I think maybe their kind comments have something to do with the fact that after 20 years of hard work I became an overnight success. If you think Creatures emerged fully formed out of a vacuum, you'd probably conclude that I'm a genius, but really I'd spent all my adult life thinking about these things quietly to myself and doing experiments that no-one else saw. In a way this is the downside of working alone -- nobody even knows you exist until you produce something. That's more or less the position I'm in now, because it's ten years since Creatures was published, and the work that I started with Lucy the Robot is going to take a while yet to come to fruition (forever, unless I earn some money!). But the good side of it is that nobody is looking over my shoulder all the time, tracking every little bit of progress.

Even so, one of the most important things that these guys happen to know is just how hard the problem is, and I'm glad they think I'm on the right track. I suppose it's fair to say that Richard Dawkins is a (surprisingly rare) believer that there are fundamental principles in biology, which is why he was present at the first ever conference on artificial life, and in my work I try to discover and exploit some of those principles, looking for the simplest, most elegant computational structures that can create lifelike richness. Meanwhile, Dan Dennett and Rod Brooks have always pointed out the importance of building complete organisms, in which the whole can become more than the sum of its parts, and that's what I try to do as well.

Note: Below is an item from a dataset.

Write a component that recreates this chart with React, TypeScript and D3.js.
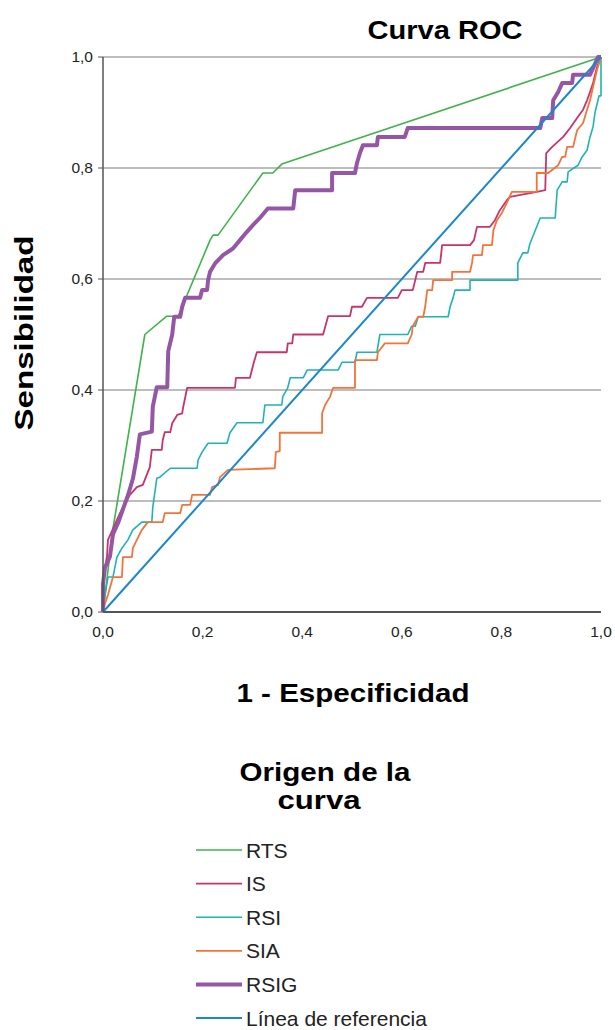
import React from 'react';
import * as d3 from 'd3';

// ROC curves (1 - especificidad, sensibilidad)
const rts: [number, number][] = [
  [0, 0], [0.02, 0.15], [0.084, 0.5], [0.128, 0.533], [0.151, 0.533], [0.215, 0.67],
  [0.221, 0.679], [0.231, 0.679], [0.321, 0.791], [0.341, 0.791], [0.359, 0.807], [1, 1]
];

const is: [number, number][] = [
  [0, 0], [0, 0.06], [0.008, 0.1], [0.01, 0.13], [0.02, 0.15], [0.034, 0.178], [0.054, 0.211],
  [0.068, 0.225], [0.08, 0.229], [0.094, 0.261], [0.098, 0.292], [0.118, 0.292], [0.12, 0.31],
  [0.124, 0.324], [0.135, 0.324], [0.139, 0.34], [0.149, 0.355], [0.159, 0.358], [0.161, 0.369],
  [0.169, 0.404], [0.265, 0.404], [0.267, 0.422], [0.295, 0.422], [0.299, 0.436], [0.303, 0.45],
  [0.309, 0.468], [0.369, 0.468], [0.371, 0.484], [0.38, 0.484], [0.382, 0.5], [0.442, 0.5],
  [0.452, 0.533], [0.496, 0.533], [0.5, 0.55], [0.52, 0.55], [0.53, 0.566], [0.592, 0.566],
  [0.6, 0.58], [0.622, 0.58], [0.627, 0.598], [0.631, 0.613], [0.643, 0.613], [0.647, 0.629],
  [0.677, 0.629], [0.681, 0.661], [0.737, 0.661], [0.745, 0.67], [0.751, 0.694], [0.777, 0.694],
  [0.787, 0.706], [0.797, 0.724], [0.811, 0.742], [0.817, 0.748], [0.871, 0.757], [0.888, 0.76],
  [0.89, 0.827], [0.902, 0.838], [0.924, 0.856], [0.938, 0.872], [0.952, 0.89], [0.964, 0.905],
  [0.972, 0.922], [0.978, 0.937], [0.984, 0.953], [0.992, 0.982], [1, 1]
];

const rsi: [number, number][] = [
  [0, 0], [0.004, 0.03], [0.01, 0.063], [0.02, 0.063], [0.028, 0.099], [0.038, 0.115], [0.05, 0.13],
  [0.06, 0.148], [0.078, 0.162], [0.098, 0.162], [0.1, 0.189], [0.108, 0.241], [0.114, 0.243],
  [0.135, 0.259], [0.189, 0.259], [0.191, 0.274], [0.199, 0.288], [0.211, 0.304], [0.249, 0.304],
  [0.255, 0.323], [0.269, 0.341], [0.321, 0.341], [0.325, 0.373], [0.359, 0.373], [0.361, 0.388],
  [0.371, 0.404], [0.376, 0.422], [0.402, 0.422], [0.41, 0.436], [0.472, 0.436], [0.48, 0.45],
  [0.506, 0.45], [0.51, 0.468], [0.55, 0.468], [0.556, 0.5], [0.612, 0.5], [0.62, 0.515],
  [0.627, 0.515], [0.633, 0.532], [0.693, 0.532], [0.697, 0.55], [0.703, 0.566], [0.707, 0.58],
  [0.737, 0.58], [0.737, 0.598], [0.833, 0.598], [0.833, 0.629], [0.843, 0.647], [0.853, 0.647],
  [0.857, 0.663], [0.878, 0.71], [0.908, 0.71], [0.912, 0.76], [0.922, 0.775], [0.932, 0.775],
  [0.934, 0.793], [0.954, 0.805], [0.962, 0.82], [0.972, 0.832], [0.978, 0.856], [0.984, 0.874],
  [0.988, 0.9], [0.996, 0.93], [1, 0.93], [1, 1]
];

const sia: [number, number][] = [
  [0, 0], [0.004, 0.015], [0.01, 0.031], [0.02, 0.063], [0.038, 0.063], [0.04, 0.099], [0.058, 0.099],
  [0.06, 0.115], [0.068, 0.13], [0.078, 0.148], [0.09, 0.162], [0.12, 0.162], [0.124, 0.178],
  [0.155, 0.178], [0.159, 0.193], [0.175, 0.193], [0.179, 0.211], [0.215, 0.211], [0.219, 0.225],
  [0.231, 0.229], [0.235, 0.243], [0.251, 0.256], [0.345, 0.259], [0.347, 0.288], [0.355, 0.29],
  [0.355, 0.323], [0.44, 0.323], [0.44, 0.358], [0.446, 0.373], [0.456, 0.388], [0.462, 0.404],
  [0.506, 0.404], [0.506, 0.454], [0.55, 0.454], [0.552, 0.468], [0.566, 0.484], [0.612, 0.484],
  [0.62, 0.5], [0.622, 0.515], [0.633, 0.532], [0.643, 0.532], [0.647, 0.55], [0.651, 0.58],
  [0.661, 0.58], [0.663, 0.598], [0.701, 0.598], [0.701, 0.613], [0.737, 0.613], [0.741, 0.629],
  [0.743, 0.643], [0.761, 0.643], [0.763, 0.661], [0.781, 0.661], [0.784, 0.688], [0.791, 0.706],
  [0.801, 0.719], [0.811, 0.737], [0.821, 0.757], [0.871, 0.757], [0.871, 0.791], [0.894, 0.791],
  [0.914, 0.805], [0.922, 0.82], [0.928, 0.82], [0.932, 0.838], [0.944, 0.838], [0.952, 0.868],
  [0.964, 0.881], [0.972, 0.905], [0.978, 0.922], [0.984, 0.946], [0.992, 0.977], [1, 1]
];

const rsig: [number, number][] = [
  [0, 0], [0, 0.05], [0.004, 0.08], [0.014, 0.1], [0.02, 0.14], [0.03, 0.16], [0.038, 0.18],
  [0.05, 0.21], [0.06, 0.24], [0.068, 0.28], [0.074, 0.32], [0.098, 0.325], [0.1, 0.37],
  [0.108, 0.405], [0.129, 0.405], [0.131, 0.47], [0.139, 0.5], [0.143, 0.532], [0.155, 0.532],
  [0.159, 0.55], [0.165, 0.566], [0.195, 0.566], [0.199, 0.58], [0.209, 0.58], [0.211, 0.598],
  [0.215, 0.613], [0.225, 0.628], [0.241, 0.643], [0.261, 0.655], [0.275, 0.67], [0.289, 0.685],
  [0.301, 0.697], [0.315, 0.71], [0.331, 0.727], [0.382, 0.727], [0.386, 0.76], [0.46, 0.76],
  [0.46, 0.791], [0.506, 0.791], [0.51, 0.809], [0.516, 0.827], [0.522, 0.841], [0.55, 0.841],
  [0.552, 0.856], [0.606, 0.856], [0.612, 0.872], [0.878, 0.872], [0.882, 0.89], [0.902, 0.89],
  [0.904, 0.922], [0.914, 0.937], [0.922, 0.953], [0.942, 0.953], [0.944, 0.968], [0.978, 0.968],
  [0.984, 0.98], [0.994, 1], [1, 1]
];

const reference: [number, number][] = [[0, 0], [1, 1]];

const seriesNames = ['RTS', 'IS', 'RSI', 'SIA', 'RSIG', 'Línea de referencia'];
const seriesData = [rts, is, rsi, sia, rsig, reference];
const seriesColors = ['#3eb449', '#c8336b', '#1fb4b1', '#f3733b', '#9556a6', '#1b87cf'];
const seriesWidths = [1.6, 1.8, 1.6, 1.8, 4, 2];

const tickValues = [0, 0.2, 0.4, 0.6, 0.8, 1];

function App() {
  const width = 615;
  const height = 1030;
  const margin = { top: 57, left: 103, right: 14, bottom: 418 };

  const x = d3.scaleLinear().domain([0, 1]).range([margin.left, width - margin.right]);
  const y = d3.scaleLinear().domain([0, 1]).range([height - margin.bottom, margin.top]);

  const locale = d3.formatLocale({ decimal: ',', thousands: '.', grouping: [3], currency: ['', '€'] });
  const fmt = locale.format('.1f');

  const line = d3.line<[number, number]>().x(d => x(d[0])).y(d => y(d[1]));

  const font = 'Liberation Sans, Arial, sans-serif';

  return (
    <svg width={width} height={height} style={{ position: 'absolute', left: 0, top: 0, background: '#fff' }}
      fontFamily={font}>
      <text x={445} y={39} textAnchor="middle" fontSize={25} fontWeight="bold" textLength={155}
        lengthAdjust="spacingAndGlyphs">Curva ROC</text>

      {/* gridlines */}
      {tickValues.filter(t => t > 0).map(t => (
        <line key={'g' + t} x1={x(0)} x2={x(1)} y1={y(t)} y2={y(t)} stroke="#bdbdbd" strokeWidth={1.8} />
      ))}

      {/* y ticks */}
      {tickValues.map(t => (
        <g key={'y' + t}>
          <line x1={x(0) - 5} x2={x(0)} y1={y(t)} y2={y(t)} stroke="#555" strokeWidth={1} />
          <text x={x(0) - 10} y={y(t) + 5} textAnchor="end" fontSize={15.5} fill="#222">{fmt(t)}</text>
        </g>
      ))}

      {/* x ticks */}
      {tickValues.map(t => (
        <text key={'x' + t} x={x(t)} y={y(0) + 25} textAnchor="middle" fontSize={15.5} fill="#222">{fmt(t)}</text>
      ))}

      {seriesData.map((d, i) => (
        <path key={seriesNames[i]} d={line(d) || ''} fill="none" stroke={seriesColors[i]}
          strokeWidth={seriesWidths[i]} strokeLinejoin="round" />
      ))}

      {/* axes */}
      <line x1={x(0)} x2={x(0)} y1={y(1)} y2={y(0)} stroke="#555" strokeWidth={1.5} />
      <line x1={x(0)} x2={x(1)} y1={y(0)} y2={y(0)} stroke="#555" strokeWidth={2} />

      <text x={353} y={702} textAnchor="middle" fontSize={26} fontWeight="bold" textLength={233}
        lengthAdjust="spacingAndGlyphs">1 - Especificidad</text>
      <text transform={`translate(33,${333}) rotate(-90)`} textAnchor="middle" fontSize={26}
        fontWeight="bold" textLength={195} lengthAdjust="spacingAndGlyphs">Sensibilidad</text>

      {/* legend */}
      <text x={325} y={781} textAnchor="middle" fontSize={26} fontWeight="bold" textLength={171}
        lengthAdjust="spacingAndGlyphs">Origen de la</text>
      <text x={319} y={809} textAnchor="middle" fontSize={26} fontWeight="bold" textLength={83}
        lengthAdjust="spacingAndGlyphs">curva</text>
      {seriesNames.map((name, i) => {
        const ly = 850 + i * 33.6;
        return (
          <g key={'l' + name}>
            <line x1={196} x2={242} y1={ly} y2={ly} stroke={seriesColors[i]} strokeWidth={seriesWidths[i]} />
            <text x={246} y={ly + 7.5} fontSize={21} fill="#222">{name}</text>
          </g>
        );
      })}
    </svg>
  );
}

export default App;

But I think one of the most important aspects of my work is the way I think about computation. Since the development of the computer we've all been conditioned to think of computation as a digital, serial, stepwise process in which varying sets of instructions are used to control data. So many of our metaphors for understanding the world are now set within this paradigm. But living things, brains, social systems, and for that matter most things in the universe compute almost instantaneously, in a massively parallel, analogue way. What's more, it's the 'data' that drive the 'code', in the sense that the laws of physics (the "instructions") are fixed and universal, and all the richness we see around us is due to the changing relationships between objects. It seems to me that my job as a creator of simulations should involve taking the serial, top-down, digital computer and turning it as quickly as possible into a simulation of a parallel, analogue, bottom-up, data-driven system. From that point on I should simply arrange virtual objects in space and alter their parameters -- the way the real world works. Basically I start out as a programmer and then switch as early as possible to being a biologist. I think this is important, but most people in AI, A-life and computer science find the digital paradigm a hard habit to shake.